Market regulator SEBI or Comptroller & Auditor General of India should appoint statutory auditors in listed companies to promote and ensure independence of auditors, suggested Amarjit Chopra, a former President of the CA Institute.
“For listed companies, we should not allow the promoters to decide as is the case now. SEBI or CAG will be better placed to decide the auditors for companies, particularly listed and those above a specific turnover threshold,” Chopra told BusinessLine .
A discussion on the issue has been triggered by a statement made by Corporate Affairs Ministry Secretary Injeti Srinivas who underscored the need for a “new mechanism” to protect the independence of statutory auditors in listed companies.

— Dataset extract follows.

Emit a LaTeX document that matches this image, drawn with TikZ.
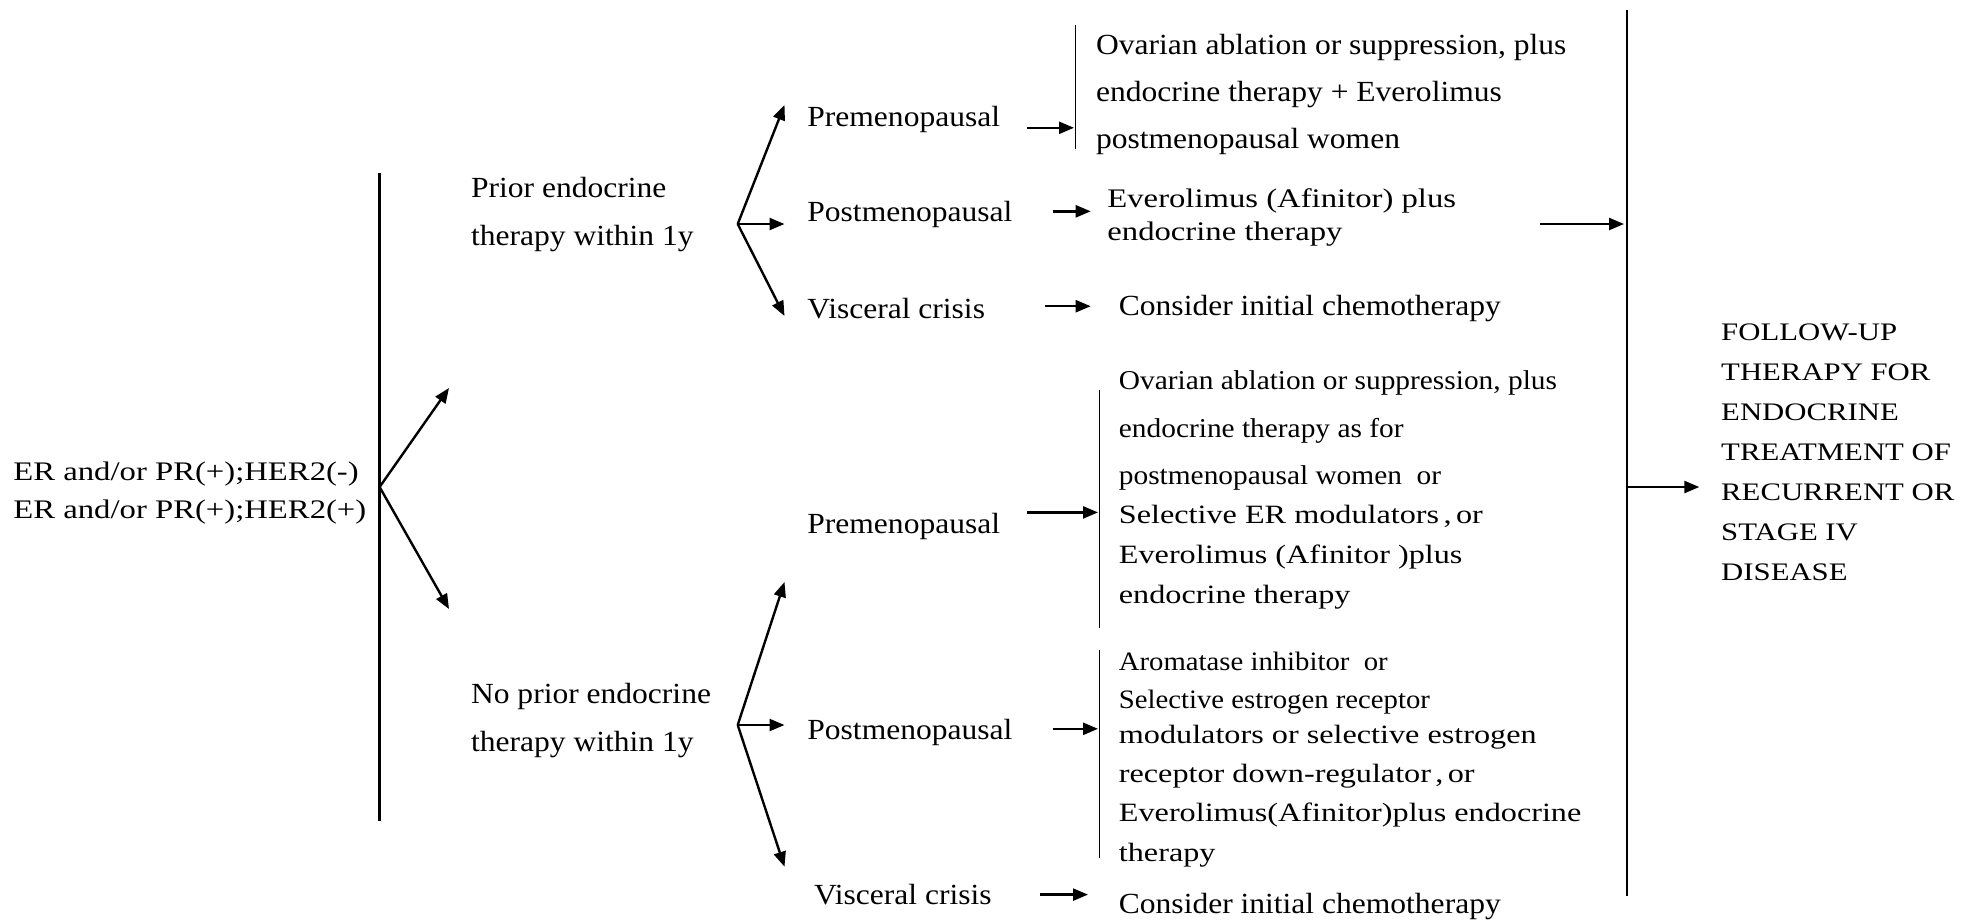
\documentclass[tikz,border=0pt]{standalone}
\usepackage{fontspec}
\setmainfont{Liberation Serif}
\newfontfamily\fa[FakeStretch=1.08]{Liberation Serif}
\newfontfamily\fb[FakeStretch=1.22]{Liberation Serif}
\usetikzlibrary{arrows.meta}
\begin{document}
\begin{tikzpicture}[x=0.5pt,y=-0.5pt,
  txt/.style={anchor=west, inner sep=0pt, align=left},
  tleft/.style={txt, font=\fb\fontsize{13.4pt}{18.8pt}\selectfont},
  tmid/.style={txt, font=\fa\fontsize{14.6pt}{24pt}\selectfont},
  tovar/.style={txt, font=\fa\fontsize{14.6pt}{23.7pt}\selectfont},
  tevero/.style={txt, font=\fb\fontsize{13.4pt}{16.5pt}\selectfont},
  tsmall/.style={txt, font=\fa\fontsize{13.6pt}{23.7pt}\selectfont},
  twide/.style={txt, font=\fb\fontsize{13.2pt}{20pt}\selectfont},
  tarom/.style={txt, font=\fa\fontsize{13.3pt}{19pt}\selectfont},
  twide2/.style={txt, font=\fb\fontsize{13.2pt}{19.6pt}\selectfont},
  tfollow/.style={txt, font=\fb\fontsize{12.6pt}{20pt}\selectfont},
  arr/.style={-{Triangle[length=7.5pt,width=6pt]}, line width=1.2pt},
  bigbar/.style={line width=1.2pt},
  thinbar/.style={line width=0.8pt}]
\useasboundingbox (0,0) rectangle (1984,923);

% left column
\node[tleft] (er) at (13,493) {ER and/or PR(+);HER2(-)\\ER and/or PR(+);HER2(+)};
\coordinate (Ltop) at (379.6,173);
\coordinate (Lbot) at (379.6,821);
\draw[bigbar] (Ltop) -- (Lbot);
\coordinate (b0) at (379.6,487);
\coordinate (up0) at (449,388);
\coordinate (dn0) at (449,609);
\draw[arr] (b0) -- (up0);
\draw[arr] (b0) -- (dn0);

% upper branch
\node[tmid] (prior) at (470.7,215) {Prior endocrine\\therapy within 1y};
\coordinate (f1) at (737.7,224);
\coordinate (f1u) at (784.5,105);
\coordinate (f1m) at (784.5,224);
\coordinate (f1d) at (784.5,316);
\draw[arr] (f1) -- (f1u);
\draw[arr] (f1) -- (f1m);
\draw[arr] (f1) -- (f1d);
\node[tmid] (pre1) at (807,119) {Premenopausal};
\node[tmid] (post1) at (807,214) {Postmenopausal};
\node[tmid] (visc1) at (807,309) {Visceral crisis};

\coordinate (a1s) at (1027.4,127.8);
\coordinate (a1e) at (1074,127.8);
\draw[arr] (a1s) -- (a1e);
\coordinate (bar1t) at (1075.5,25.3);
\coordinate (bar1b) at (1075.5,149.3);
\draw[thinbar] (bar1t) -- (bar1b);
\node[tovar] (ova1) at (1095.7,94.5) {Ovarian ablation or suppression, plus\\endocrine therapy + Everolimus\\postmenopausal women};

\coordinate (a2s) at (1052.7,211.3);
\coordinate (a2e) at (1090.7,211.3);
\draw[arr] (a2s) -- (a2e);
\node[tevero] (eve1) at (1107,217) {Everolimus (Afinitor) plus\\endocrine therapy};

\coordinate (a3s) at (1045,306.2);
\coordinate (a3e) at (1090.7,306.2);
\draw[arr] (a3s) -- (a3e);
\node[tmid] (cons1) at (1118.5,309) {Consider initial chemotherapy};

% right column
\coordinate (a4s) at (1539.9,224);
\coordinate (a4e) at (1624,224);
\draw[arr] (a4s) -- (a4e);
\coordinate (Rtop) at (1627.2,10);
\coordinate (Rbot) at (1627.2,895.8);
\draw[bigbar] (Rtop) -- (Rbot);
\coordinate (Rmid) at (1627.2,487);
\coordinate (Rout) at (1699.3,487);
\draw[arr] (Rmid) -- (Rout);
\node[tfollow] (follow) at (1720.8,452.5) {FOLLOW-UP\\THERAPY FOR\\ENDOCRINE\\TREATMENT OF\\RECURRENT OR\\STAGE IV\\DISEASE};

% lower branch
\node[tmid] (noprior) at (470.7,720) {No prior endocrine\\therapy within 1y};
\coordinate (f2) at (737.7,725);
\coordinate (f2u) at (784.5,582);
\coordinate (f2m) at (784.5,725);
\coordinate (f2d) at (784.5,866.7);
\draw[arr] (f2) -- (f2u);
\draw[arr] (f2) -- (f2m);
\draw[arr] (f2) -- (f2d);
\node[tmid] (pre2) at (807,526.5) {Premenopausal};
\node[tmid] (post2) at (807,732.5) {Postmenopausal};
\node[tmid] (visc2) at (813.6,894.5) {Visceral crisis};

\coordinate (a5s) at (1027.4,512.4);
\coordinate (a5e) at (1098,512.4);
\draw[arr] (a5s) -- (a5e);
\coordinate (bar2t) at (1099.6,389.7);
\coordinate (bar2b) at (1099.6,627.6);
\draw[thinbar] (bar2t) -- (bar2b);
\node[tsmall] (ova2) at (1118.5,430.5) {Ovarian ablation or suppression, plus\\endocrine therapy as for\\postmenopausal women~ or};
\node[twide] (sel2) at (1118.5,557) {Selective ER modulators\,,\,or\\Everolimus (Afinitor )plus\\endocrine therapy};

\coordinate (a6s) at (1052.7,728.8);
\coordinate (a6e) at (1098,728.8);
\draw[arr] (a6s) -- (a6e);
\coordinate (bar3t) at (1099.6,650.4);
\coordinate (bar3b) at (1099.6,857.9);
\draw[thinbar] (bar3t) -- (bar3b);
\node[tarom] (arom) at (1118.5,683.5) {Aromatase inhibitor~ or\\Selective estrogen receptor};
\node[twide2] (mod) at (1118.5,796) {modulators or selective estrogen\\receptor down-regulator\,,\,or\\Everolimus(Afinitor)plus endocrine\\therapy};

\coordinate (a7s) at (1040,894.6);
\coordinate (a7e) at (1088,894.6);
\draw[arr] (a7s) -- (a7e);
\node[tmid] (cons2) at (1118.5,906.5) {Consider initial chemotherapy};
\end{tikzpicture}
\end{document}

Srinivas had flagged this point during his address at the recent Foundation Day event of the CA Institute. He had highlighted the auditor appointment system in state-oriented enterprises (CAG selects the auditors) and how it had worked well for the country.
Currently, statutory auditor appointment in listed companies are governed by the Companies Act provisions that provides that shareholders will appoint statutory auditors in general meetings. However, the prevailing norm on the ground is that the promoters of the listed companies play huge influential role in deciding the statutory auditor and such choice is usually approved by shareholders without any objections.
Srinivas said for a CA to do justice to his or her work, it is absolutely essential that they are independent. “The whole crux of the debate is independence — how does a chartered accountant be independent from the person who engages them, from a person who pays their fees… that is the issue,” he said.
“It’s unfortunate that everybody wants to only target auditors for the high profile corporate failures. Nobody wants to look at the real issue. The main issue is corporate governance and who appoints auditors,” Chopra said.
Experts contend that auditor independence is not protected till the time the promoters have an influential role in deciding the appointment and the pay. Ashok Haldia, former Secretary of the CA Institute, said the audit is carried out in public interest. “Therefore, severance of nuptial cord between management and auditor, in form as well as in substance, is key to restoration of public trust in audit,” Haldia said.
Public trust
For this, appointment of the auditors and fixing their remuneration have to be totally and effectively made independent of the management, he said.
“Any measure short of this like the one introduced through the Companies Act 2013 routing the appointment of auditor through the audit committee or restrictions on non-audit services provided by the auditor or requiring auditors for separation of audit and non-audit services through the notion of Chinese wall would fall short in ensuring quality audit,” according to Haldia. It is universally recognised that quality technical standards, tools and techniques are effective only if auditors remain independent and objective to be able to challenge management decisions, he said.
In the case of public sector banks, the Central Statutory auditors are appointed by the management. As for the audit of bank branches, the list of audit firms are screened by the Reserve Bank of India and then sent to banks. Some banks have now started using a CA Institute approved software application to assign the branch audit work for various CA firms.
As for central public sector enterprises, the CAG currently empanels the list of CA firms and makes the appointment.
Chopra felt that the earlier adopted ‘committee’ approach should be restored for deciding on the central statutory auditors of PSBs.